What is Convex about Locally Convex Spaces? This might be a silly question, but what motivates the name "locally convex" for locally convex spaces?
The definition in terms of semi-norms seems to have nothing to do with convexity or with the other definition involving neighborhood bases -- and the neighborhood basis definition makes little sense to me either, because it refers to sets which are "absorbent", "balanced", and convex. 
Why the restrictions? And then why aren't they called "locally absorbent, balanced, and convex spaces"? And why do we never here about the terms absorbent or balanced in any other context?
Also, I know that Banach spaces are locally convex, but this just confuses me further -- what do Banach spaces have to do with convexity? And why are locally convex spaces a natural generalization of Banach spaces?
I have some vague ideas -- the Hahn-Banach theorem (and hyperplanes) are used a lot in convex programming, and the "p-norm" is only a norm for $p \ge 1$, the same values for which $x^p$ is a convex function -- are norms somehow "convex", does this follow from the triangle inequality? Then why aren't arbitrary complete metric spaces locally convex?

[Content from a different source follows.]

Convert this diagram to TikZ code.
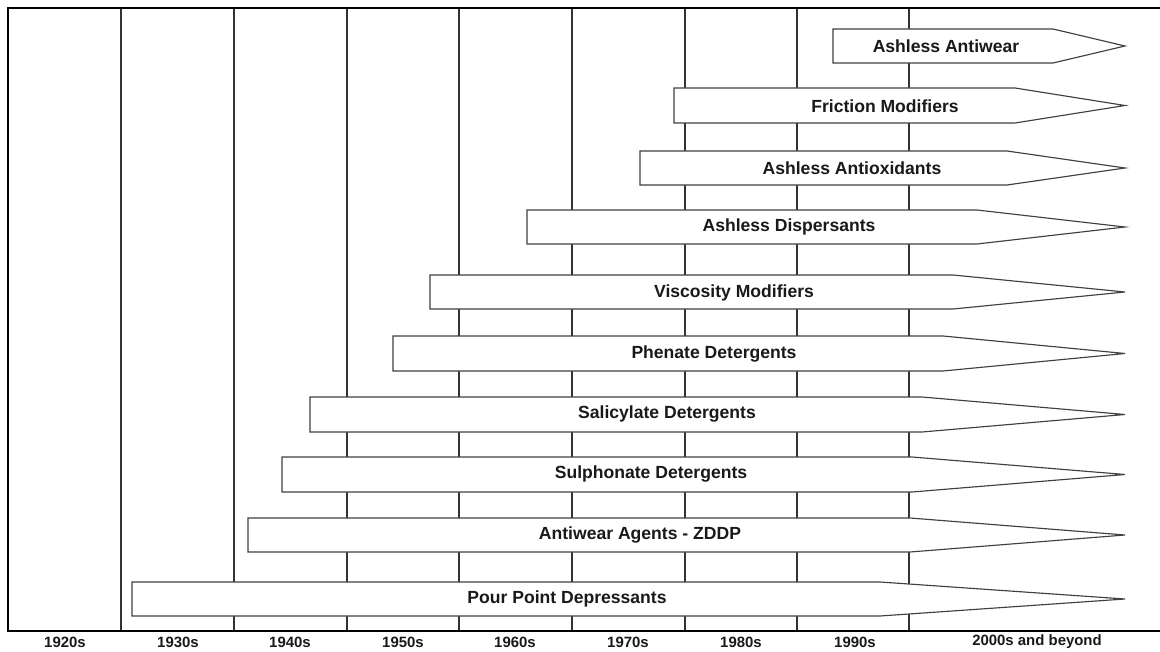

Any insights would be greatly appreciated.
 A: The only reason the question seems silly is that you include the answer! A locally convex TVS is one that has a basis at the origin consisting of balanced absorbing convex sets. The reason for the emphasis on "convex" is that that's what distinguishes locally convex TVSs from other TVSs: every TVS has a local base consisting of balanced absorbing sets.
Regarding "Also, I know that Banach spaces are locally convex, but this just confuses me further -- what do Banach spaces have to do with convexity? And why are locally convex spaces a natural generalization of Banach spaces?", surely this is clear. Balls in a normed space are convex (as well as balanced and absorbing).
Why aren't arbitrary complete metric spaces locally convex? Huh? The notion of convexity makes no sense in a general metric space.
A: There is two different yet equivalent definition of Locally convex spaces : one in which the topology endowed by a family of semi-norms, and one in term of absorbent balanced and convex basis. The equivalence between the two definition is rather long to prove but you can find it in Rudin's Functional Analysis. 
This might be of interest to you : https://en.wikipedia.org/wiki/Minkowski_functional
Why are locally convex spaces a natural generalisation of Banach spaces ? The topology of a Banach space is induced by the norm. And a norm is a family of semi-norm, namely the family containing one semi-norm which happens to be a norm.
What do Banach spaces hae to do with convexity ? Every $x$ in a Banach space has a localy base of convex sets, namely the balls centered a $x$ and of radius $r > 0$. Every open neighbourhood of $x$ contains one such ball centered at $x$.